(Code that draws figures)
▬▬▬
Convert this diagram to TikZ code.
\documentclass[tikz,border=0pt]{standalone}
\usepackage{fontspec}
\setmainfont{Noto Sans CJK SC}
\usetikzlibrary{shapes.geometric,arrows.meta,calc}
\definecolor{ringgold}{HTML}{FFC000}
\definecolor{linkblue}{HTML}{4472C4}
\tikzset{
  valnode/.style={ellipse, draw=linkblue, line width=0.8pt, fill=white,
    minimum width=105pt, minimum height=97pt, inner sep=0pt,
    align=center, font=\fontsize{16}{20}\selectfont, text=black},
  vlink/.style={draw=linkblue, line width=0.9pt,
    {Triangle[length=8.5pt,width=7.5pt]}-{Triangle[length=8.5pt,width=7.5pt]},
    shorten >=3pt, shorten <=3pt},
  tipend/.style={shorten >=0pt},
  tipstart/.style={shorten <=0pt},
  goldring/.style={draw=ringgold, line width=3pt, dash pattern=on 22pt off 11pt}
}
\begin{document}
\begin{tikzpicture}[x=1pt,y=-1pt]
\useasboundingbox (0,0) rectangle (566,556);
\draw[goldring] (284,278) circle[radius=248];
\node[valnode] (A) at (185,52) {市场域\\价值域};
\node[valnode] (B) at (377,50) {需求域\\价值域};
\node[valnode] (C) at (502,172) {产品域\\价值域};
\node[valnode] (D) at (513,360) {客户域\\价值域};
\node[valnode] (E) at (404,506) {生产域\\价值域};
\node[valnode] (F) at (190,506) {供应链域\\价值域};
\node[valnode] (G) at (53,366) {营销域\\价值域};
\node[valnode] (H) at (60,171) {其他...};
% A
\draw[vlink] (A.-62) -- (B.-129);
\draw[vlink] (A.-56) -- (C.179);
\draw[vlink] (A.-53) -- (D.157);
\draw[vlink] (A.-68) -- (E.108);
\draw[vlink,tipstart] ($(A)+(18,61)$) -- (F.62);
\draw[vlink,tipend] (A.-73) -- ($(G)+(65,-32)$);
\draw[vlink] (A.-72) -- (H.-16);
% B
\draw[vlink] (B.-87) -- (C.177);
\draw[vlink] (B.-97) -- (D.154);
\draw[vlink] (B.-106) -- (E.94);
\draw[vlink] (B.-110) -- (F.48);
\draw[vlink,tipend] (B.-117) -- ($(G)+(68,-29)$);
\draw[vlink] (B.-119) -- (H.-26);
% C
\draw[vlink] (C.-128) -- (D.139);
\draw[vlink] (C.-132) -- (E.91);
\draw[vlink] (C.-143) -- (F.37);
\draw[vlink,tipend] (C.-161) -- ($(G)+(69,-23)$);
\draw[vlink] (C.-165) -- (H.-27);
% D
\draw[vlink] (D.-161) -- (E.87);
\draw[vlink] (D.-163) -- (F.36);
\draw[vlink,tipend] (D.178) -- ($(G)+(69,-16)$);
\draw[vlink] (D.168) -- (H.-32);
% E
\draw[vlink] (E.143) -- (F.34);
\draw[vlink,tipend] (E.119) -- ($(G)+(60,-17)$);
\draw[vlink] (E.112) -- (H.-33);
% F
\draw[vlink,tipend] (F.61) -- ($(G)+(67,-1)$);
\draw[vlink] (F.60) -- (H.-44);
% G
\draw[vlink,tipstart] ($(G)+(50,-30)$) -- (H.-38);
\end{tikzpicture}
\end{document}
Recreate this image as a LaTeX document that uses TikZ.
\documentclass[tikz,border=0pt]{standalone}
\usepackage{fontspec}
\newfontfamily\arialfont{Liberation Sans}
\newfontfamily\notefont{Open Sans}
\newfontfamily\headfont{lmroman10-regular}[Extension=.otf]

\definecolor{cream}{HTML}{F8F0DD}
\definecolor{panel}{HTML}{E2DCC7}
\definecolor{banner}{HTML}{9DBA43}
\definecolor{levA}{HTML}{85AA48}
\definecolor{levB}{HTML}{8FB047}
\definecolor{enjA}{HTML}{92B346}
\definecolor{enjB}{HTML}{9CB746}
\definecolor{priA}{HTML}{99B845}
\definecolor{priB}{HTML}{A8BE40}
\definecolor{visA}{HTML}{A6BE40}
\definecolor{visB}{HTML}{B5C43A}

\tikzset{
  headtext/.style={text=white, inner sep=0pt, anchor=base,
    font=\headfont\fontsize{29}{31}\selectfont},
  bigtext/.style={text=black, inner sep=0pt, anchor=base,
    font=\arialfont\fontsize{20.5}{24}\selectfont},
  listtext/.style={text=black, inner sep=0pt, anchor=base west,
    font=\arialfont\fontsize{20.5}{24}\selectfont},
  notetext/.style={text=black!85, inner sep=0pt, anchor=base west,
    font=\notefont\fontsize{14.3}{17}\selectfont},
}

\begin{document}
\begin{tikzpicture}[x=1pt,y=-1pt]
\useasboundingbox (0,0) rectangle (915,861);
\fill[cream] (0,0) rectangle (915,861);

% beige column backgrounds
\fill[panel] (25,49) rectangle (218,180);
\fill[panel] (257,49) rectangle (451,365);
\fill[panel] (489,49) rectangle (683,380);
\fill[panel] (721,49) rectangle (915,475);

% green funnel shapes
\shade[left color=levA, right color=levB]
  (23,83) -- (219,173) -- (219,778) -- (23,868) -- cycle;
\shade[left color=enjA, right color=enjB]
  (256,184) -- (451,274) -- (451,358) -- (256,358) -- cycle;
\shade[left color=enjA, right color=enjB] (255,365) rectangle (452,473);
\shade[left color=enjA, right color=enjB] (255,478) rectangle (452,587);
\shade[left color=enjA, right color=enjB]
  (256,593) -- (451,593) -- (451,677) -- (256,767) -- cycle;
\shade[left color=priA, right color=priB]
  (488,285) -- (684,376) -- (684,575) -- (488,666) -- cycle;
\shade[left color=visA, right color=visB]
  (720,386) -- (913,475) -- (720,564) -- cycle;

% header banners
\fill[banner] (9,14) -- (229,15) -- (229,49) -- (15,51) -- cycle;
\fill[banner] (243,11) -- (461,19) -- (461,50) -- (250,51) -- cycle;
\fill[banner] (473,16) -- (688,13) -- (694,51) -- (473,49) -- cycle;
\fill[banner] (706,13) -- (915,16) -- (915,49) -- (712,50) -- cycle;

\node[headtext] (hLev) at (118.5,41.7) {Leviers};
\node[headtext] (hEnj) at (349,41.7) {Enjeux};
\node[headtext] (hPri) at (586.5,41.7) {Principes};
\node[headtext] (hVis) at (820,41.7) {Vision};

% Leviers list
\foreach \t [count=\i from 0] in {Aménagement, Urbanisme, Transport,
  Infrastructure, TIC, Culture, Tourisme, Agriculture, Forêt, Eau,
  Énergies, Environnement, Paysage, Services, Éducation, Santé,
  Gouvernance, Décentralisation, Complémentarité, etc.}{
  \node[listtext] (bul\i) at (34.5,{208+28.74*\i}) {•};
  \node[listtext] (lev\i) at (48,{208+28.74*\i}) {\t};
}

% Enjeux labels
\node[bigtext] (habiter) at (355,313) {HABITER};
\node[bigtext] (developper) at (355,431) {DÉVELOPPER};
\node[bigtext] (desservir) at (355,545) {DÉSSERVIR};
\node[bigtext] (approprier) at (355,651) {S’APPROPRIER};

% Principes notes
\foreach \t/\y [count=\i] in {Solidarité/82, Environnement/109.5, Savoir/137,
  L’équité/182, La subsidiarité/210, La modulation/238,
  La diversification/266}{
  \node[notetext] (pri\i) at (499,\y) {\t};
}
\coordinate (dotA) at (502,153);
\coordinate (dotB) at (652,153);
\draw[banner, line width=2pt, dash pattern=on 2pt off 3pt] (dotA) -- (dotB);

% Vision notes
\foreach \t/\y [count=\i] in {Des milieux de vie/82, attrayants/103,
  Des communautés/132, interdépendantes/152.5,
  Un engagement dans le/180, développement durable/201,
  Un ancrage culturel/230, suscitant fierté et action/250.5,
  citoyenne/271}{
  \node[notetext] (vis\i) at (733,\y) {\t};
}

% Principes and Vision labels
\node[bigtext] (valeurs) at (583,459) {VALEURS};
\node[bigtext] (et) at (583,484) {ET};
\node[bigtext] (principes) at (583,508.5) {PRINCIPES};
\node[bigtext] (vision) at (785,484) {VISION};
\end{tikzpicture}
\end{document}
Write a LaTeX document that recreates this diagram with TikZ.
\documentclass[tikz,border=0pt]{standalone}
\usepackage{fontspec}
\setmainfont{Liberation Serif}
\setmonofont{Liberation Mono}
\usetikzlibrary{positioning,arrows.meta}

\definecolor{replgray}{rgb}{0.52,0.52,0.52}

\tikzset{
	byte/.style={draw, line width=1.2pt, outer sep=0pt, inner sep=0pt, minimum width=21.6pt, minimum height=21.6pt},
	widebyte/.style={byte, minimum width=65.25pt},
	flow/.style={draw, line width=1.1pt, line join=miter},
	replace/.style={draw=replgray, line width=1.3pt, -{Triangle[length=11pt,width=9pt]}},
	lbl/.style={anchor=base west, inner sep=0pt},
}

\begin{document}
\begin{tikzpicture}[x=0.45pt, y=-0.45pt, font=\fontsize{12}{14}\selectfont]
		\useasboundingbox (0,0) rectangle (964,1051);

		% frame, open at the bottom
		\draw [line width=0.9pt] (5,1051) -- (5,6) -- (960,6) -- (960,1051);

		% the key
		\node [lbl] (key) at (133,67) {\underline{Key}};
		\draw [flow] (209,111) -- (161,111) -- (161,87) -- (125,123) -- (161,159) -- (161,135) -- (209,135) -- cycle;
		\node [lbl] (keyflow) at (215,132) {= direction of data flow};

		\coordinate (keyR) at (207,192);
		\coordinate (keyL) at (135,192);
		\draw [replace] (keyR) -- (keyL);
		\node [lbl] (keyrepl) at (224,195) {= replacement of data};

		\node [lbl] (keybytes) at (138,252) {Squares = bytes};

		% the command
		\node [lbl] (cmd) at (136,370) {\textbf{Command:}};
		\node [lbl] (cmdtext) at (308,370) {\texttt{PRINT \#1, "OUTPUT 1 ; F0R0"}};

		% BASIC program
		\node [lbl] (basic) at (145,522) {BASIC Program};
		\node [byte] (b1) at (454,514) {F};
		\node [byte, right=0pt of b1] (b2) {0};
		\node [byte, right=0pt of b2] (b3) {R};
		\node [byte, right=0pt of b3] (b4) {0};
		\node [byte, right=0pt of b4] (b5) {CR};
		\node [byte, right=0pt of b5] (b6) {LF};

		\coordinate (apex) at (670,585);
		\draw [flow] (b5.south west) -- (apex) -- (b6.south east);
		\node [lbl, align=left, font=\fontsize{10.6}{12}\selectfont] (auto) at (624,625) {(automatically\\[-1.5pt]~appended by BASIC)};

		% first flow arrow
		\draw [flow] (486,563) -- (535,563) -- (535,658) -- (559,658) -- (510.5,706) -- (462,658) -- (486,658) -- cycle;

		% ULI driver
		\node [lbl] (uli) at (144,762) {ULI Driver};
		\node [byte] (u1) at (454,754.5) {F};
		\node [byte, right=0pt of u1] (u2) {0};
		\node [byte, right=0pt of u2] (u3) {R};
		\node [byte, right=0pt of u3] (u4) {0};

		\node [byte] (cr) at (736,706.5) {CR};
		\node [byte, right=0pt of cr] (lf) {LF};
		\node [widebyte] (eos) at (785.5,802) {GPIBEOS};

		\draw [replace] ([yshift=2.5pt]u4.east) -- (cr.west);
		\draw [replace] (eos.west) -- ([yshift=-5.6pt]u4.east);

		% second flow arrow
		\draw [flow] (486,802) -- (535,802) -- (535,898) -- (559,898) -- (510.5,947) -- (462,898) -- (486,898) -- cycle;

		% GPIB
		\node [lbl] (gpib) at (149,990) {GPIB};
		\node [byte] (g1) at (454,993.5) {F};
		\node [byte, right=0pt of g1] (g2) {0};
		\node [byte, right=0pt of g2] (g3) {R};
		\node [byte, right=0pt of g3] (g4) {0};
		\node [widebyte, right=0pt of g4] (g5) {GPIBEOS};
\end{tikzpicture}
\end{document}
▬▬▬
* **Problem**: Pick out and copy the lines of the material that include the word "LaTeX".

* **Response to the task**:
Recreate this image as a LaTeX document that uses TikZ.
Write a LaTeX document that recreates this diagram with TikZ.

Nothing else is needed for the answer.